Que el ajedrez se ha empleado como metáfora y alegoría de casi todo en esta vida, ya lo sabemos. Descartados los dados, el juego se aleja, al menos en apariencia, del azar y se vuelve racional, incluso racionalista, y la imaginación, que casi siempre se apoya en eso que mina y disuelve, justo en la línea de flotación, verdades y órdenes, y que no es otra cosa que la incertidumbre (o, si quieren, la ignorancia); digo que la imaginación, entonces, se convierte en un vestigio supernumerario y molesto. En estas condiciones, la estrategia y la táctica lo son todo y el ajedrez sólo puede servir como metáfora de guerras: morales, religiosas, sociales, de sexos… Y en un mundo en el que se abroga el azar, la sociedad no puede ser más que una guerra y el ajedrez, su espejo, su reflejo en miniatura.
[El café. Cuadro de José Jiménez Aranda]
Pero es que el ajedrez lo tiene todo para servir como modelo para todo. Mezclando a Wilde y a Kasparov, se podría decir que la vida imita al ajedrez. El ajedrez es un juego, y es un juego de guerra.
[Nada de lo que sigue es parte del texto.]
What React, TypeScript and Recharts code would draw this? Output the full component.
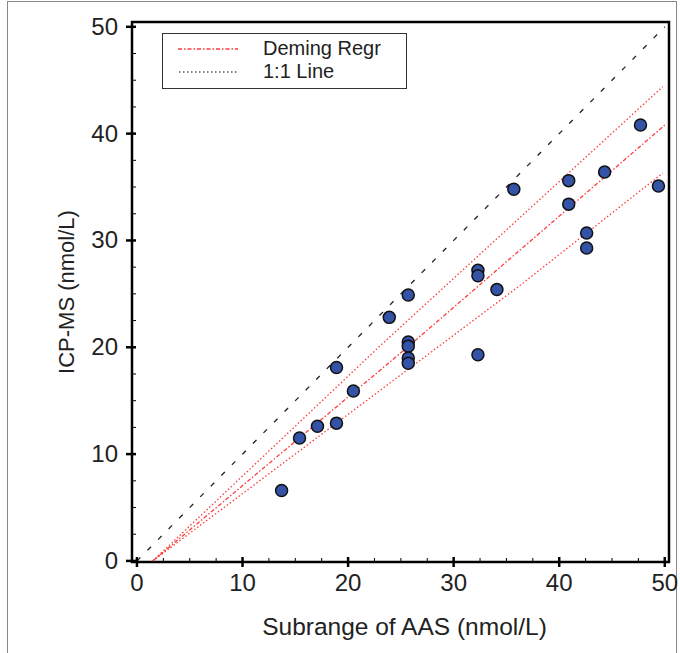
import React from "react";
import {
  ScatterChart,
  Scatter,
  XAxis,
  YAxis,
  ReferenceArea,
  Legend,
} from "recharts";

// AAS (x) vs ICP-MS (y), nmol/L
const aasValues = [
  13.7, 15.4, 17.1, 18.9, 18.9, 20.5, 23.9, 25.7, 25.7, 25.7, 25.7, 25.7,
  32.3, 32.3, 32.3, 34.1, 35.7, 40.9, 40.9, 42.6, 42.6, 44.3, 47.7, 49.4,
];
const icpValues = [
  6.6, 11.5, 12.6, 12.9, 18.1, 15.9, 22.8, 24.9, 20.5, 20.1, 19.0, 18.5,
  27.2, 26.7, 19.3, 25.4, 34.8, 35.6, 33.4, 30.7, 29.3, 36.4, 40.8, 35.1,
];

// deming regression and its bounds
const demingX = [1.5, 25.5, 50];
const demingY = [0, 19.9, 40.8];
const upperX = [1.5, 23, 49.8];
const upperY = [0, 20.1, 44.4];
const lowerX = [1.5, 36.3, 49.8];
const lowerY = [0, 25.8, 36.3];
const identityX = [0, 50];
const identityY = [0, 50];

const xTicks = [0, 2.5, 5, 7.5, 10, 12.5, 15, 17.5, 20, 22.5, 25, 27.5, 30, 32.5, 35, 37.5, 40, 42.5, 45, 47.5, 50];
const yTicks = [0, 2.5, 5, 7.5, 10, 12.5, 15, 17.5, 20, 22.5, 25, 27.5, 30, 32.5, 35, 37.5, 40, 42.5, 45, 47.5, 50];

const X_DOMAIN = [-0.47, 50.4];
const Y_DOMAIN = [-0.1, 50.45];

const FONT = '"Liberation Sans", Arial, Helvetica, sans-serif';
const TEXT = "#222";
const RED = "#ff3b3b";

const toPoints = (xs: number[], ys: number[]) => xs.map((x, i) => ({ x, y: ys[i] }));

const scatterData = toPoints(aasValues, icpValues);
const demingData = toPoints(demingX, demingY);
const upperData = toPoints(upperX, upperY);
const lowerData = toPoints(lowerX, lowerY);
const identityData = toPoints(identityX, identityY);

function XTick(props: any) {
  const { x, y, payload } = props;
  const v = payload.value;
  if (v % 10 !== 0) {
    return <line x1={x} x2={x} y1={y - 1} y2={y - 4} stroke="#000" strokeWidth={1} />;
  }
  return (
    <g>
      <line x1={x} x2={x} y1={y - 5} y2={y + 5} stroke="#000" strokeWidth={2.5} />
      <text x={x} y={y + 29} textAnchor="middle" fill={TEXT} fontSize={24} fontFamily={FONT}>
        {v}
      </text>
    </g>
  );
}

function YTick(props: any) {
  const { x, y, payload } = props;
  const v = payload.value;
  if (v % 10 !== 0) {
    return <line x1={x + 1} x2={x + 4} y1={y} y2={y} stroke="#000" strokeWidth={1} />;
  }
  return (
    <g>
      <line x1={x - 6} x2={x + 4} y1={y} y2={y} stroke="#000" strokeWidth={2.5} />
      <text x={x - 14} y={y + 8} textAnchor="end" fill={TEXT} fontSize={24} fontFamily={FONT}>
        {v}
      </text>
    </g>
  );
}

const Dot = (props: any) => (
  <circle cx={props.cx} cy={props.cy} r={6} fill="#3452a6" stroke="#111" strokeWidth={1.5} />
);
const NoDot = () => <g />;

function LegendBox() {
  return (
    <div
      style={{
        position: "relative",
        width: 245,
        height: 56,
        boxSizing: "border-box",
        border: "1.5px solid #333",
        background: "#fff",
        fontFamily: FONT,
        fontSize: 20,
        color: TEXT,
      }}
    >
      <svg width={80} height={50} style={{ position: "absolute", left: 13, top: 2 }}>
        <line x1={2} x2={62} y1={13} y2={13} stroke={RED} strokeWidth={1.5} strokeDasharray="4 2 1.5 2" />
        <line x1={3} x2={62} y1={36} y2={36} stroke="#000" strokeWidth={1.2} strokeDasharray="1.5 2.5" />
      </svg>
      <div style={{ position: "absolute", left: 100, top: 3, lineHeight: "22px" }}>Deming Regr</div>
      <div style={{ position: "absolute", left: 100, top: 26, lineHeight: "22px" }}>1:1 Line</div>
    </div>
  );
}

export default function App() {
  return (
    <div style={{ position: "absolute", left: 0, top: 0, width: 680, height: 653, background: "#fff" }}>
      <div
        style={{
          position: "absolute",
          left: 7,
          top: 1,
          width: 668,
          height: 652,
          borderLeft: "1.5px solid #888",
          borderRight: "1.5px solid #888",
          borderTop: "1.5px solid #888",
        }}
      />
      <div style={{ position: "absolute", left: 0, top: 0 }}>
        <ScatterChart width={680} height={653} margin={{ top: 22, right: 11, bottom: 31, left: 72 }}>
          <XAxis
            type="number"
            dataKey="x"
            domain={X_DOMAIN}
            allowDataOverflow
            ticks={xTicks}
            interval={0}
            tick={XTick}
            tickLine={false}
            axisLine={false}
            tickSize={0}
            tickMargin={0}
            height={60}
            label={{
              content: ({ viewBox }: any) => (
                <text
                  x={viewBox.x + viewBox.width / 2 + 4}
                  y={viewBox.y + 73}
                  textAnchor="middle"
                  fill={TEXT}
                  fontSize={24.5}
                  fontFamily={FONT}
                >
                  Subrange of AAS (nmol/L)
                </text>
              ),
            }}
          />
          <YAxis
            type="number"
            dataKey="y"
            domain={Y_DOMAIN}
            allowDataOverflow
            ticks={yTicks}
            interval={0}
            tick={YTick}
            tickLine={false}
            axisLine={false}
            tickSize={0}
            tickMargin={0}
            width={60}
            label={{
              content: ({ viewBox }: any) => {
                const cx = 66;
                const cy = viewBox.y + viewBox.height / 2;
                return (
                  <text
                    x={cx}
                    y={cy}
                    transform={`rotate(-90 ${cx} ${cy})`}
                    textAnchor="middle"
                    dominantBaseline="central"
                    fill={TEXT}
                    fontSize={22}
                    fontFamily={FONT}
                  >
                    ICP-MS (nmol/L)
                  </text>
                );
              },
            }}
          />
          <ReferenceArea
            x1={X_DOMAIN[0]}
            x2={X_DOMAIN[1]}
            y1={Y_DOMAIN[0]}
            y2={Y_DOMAIN[1]}
            fill="none"
            stroke="#000"
            strokeWidth={2.5}
          />
          <Legend
            layout="vertical"
            align="center"
            verticalAlign="middle"
            wrapperStyle={{ left: 162, top: 33, width: 245 }}
            content={() => <LegendBox />}
          />
          <Scatter
            name="1:1 Line"
            data={identityData}
            line={{ stroke: "#222", strokeWidth: 1.3, strokeDasharray: "5 10" }}
            shape={NoDot}
            isAnimationActive={false}
          />
          <Scatter
            name="upper"
            data={upperData}
            line={{ stroke: RED, strokeWidth: 1.3, strokeDasharray: "1.5 2.2" }}
            shape={NoDot}
            legendType="none"
            isAnimationActive={false}
          />
          <Scatter
            name="lower"
            data={lowerData}
            line={{ stroke: RED, strokeWidth: 1.3, strokeDasharray: "1.5 2.2" }}
            shape={NoDot}
            legendType="none"
            isAnimationActive={false}
          />
          <Scatter
            name="Deming Regr"
            data={demingData}
            line={{ stroke: RED, strokeWidth: 1.3, strokeDasharray: "4 2 1.5 2" }}
            shape={NoDot}
            isAnimationActive={false}
          />
          <Scatter
            name="samples"
            data={scatterData}
            shape={Dot}
            legendType="none"
            isAnimationActive={false}
          />
        </ScatterChart>
      </div>
    </div>
  );
}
Y en un juego, por muy lógico que sea, no es posible controlar todas las variables (dentro y fuera del tablero). ¿Y qué es el amor, en cuanto que seducción, sino un juego? ¿Y qué es el amor, en cuanto que conquista, sino una guerra, aunque sea contra los elementos?
El ajedrez, por lo tanto, como suprema militia amoris, no se olvida de la razón de la lógica, ni de la irracional lógica del mundo, ni del azar que introducen las incertidumbres de los jugadores, y en la agonal relación de los jugadores siempre cabe ese flirteo con la belleza de la partida más hermosa, gane quien gane, y con el sumo placer de la victoria, pues se desea ganar porque la victoria no es más que el reflejo de los movimientos más hermosos, como en el amor se seduce a la que pensamos más hermosa (la victoria) mediante los medios que consideramos más hermosos (los movimientos) por encima de todos los obstáculos (los rivales, las condiciones de cada partida e incluso las reservas y dudas de la propia victoria).
[Ferdinand y Miranda. Cuadro de Edward Reginald Frampton]
¿Quién creen ustedes que ganó en La tempestad, Ferdinand, Miranda o ambos?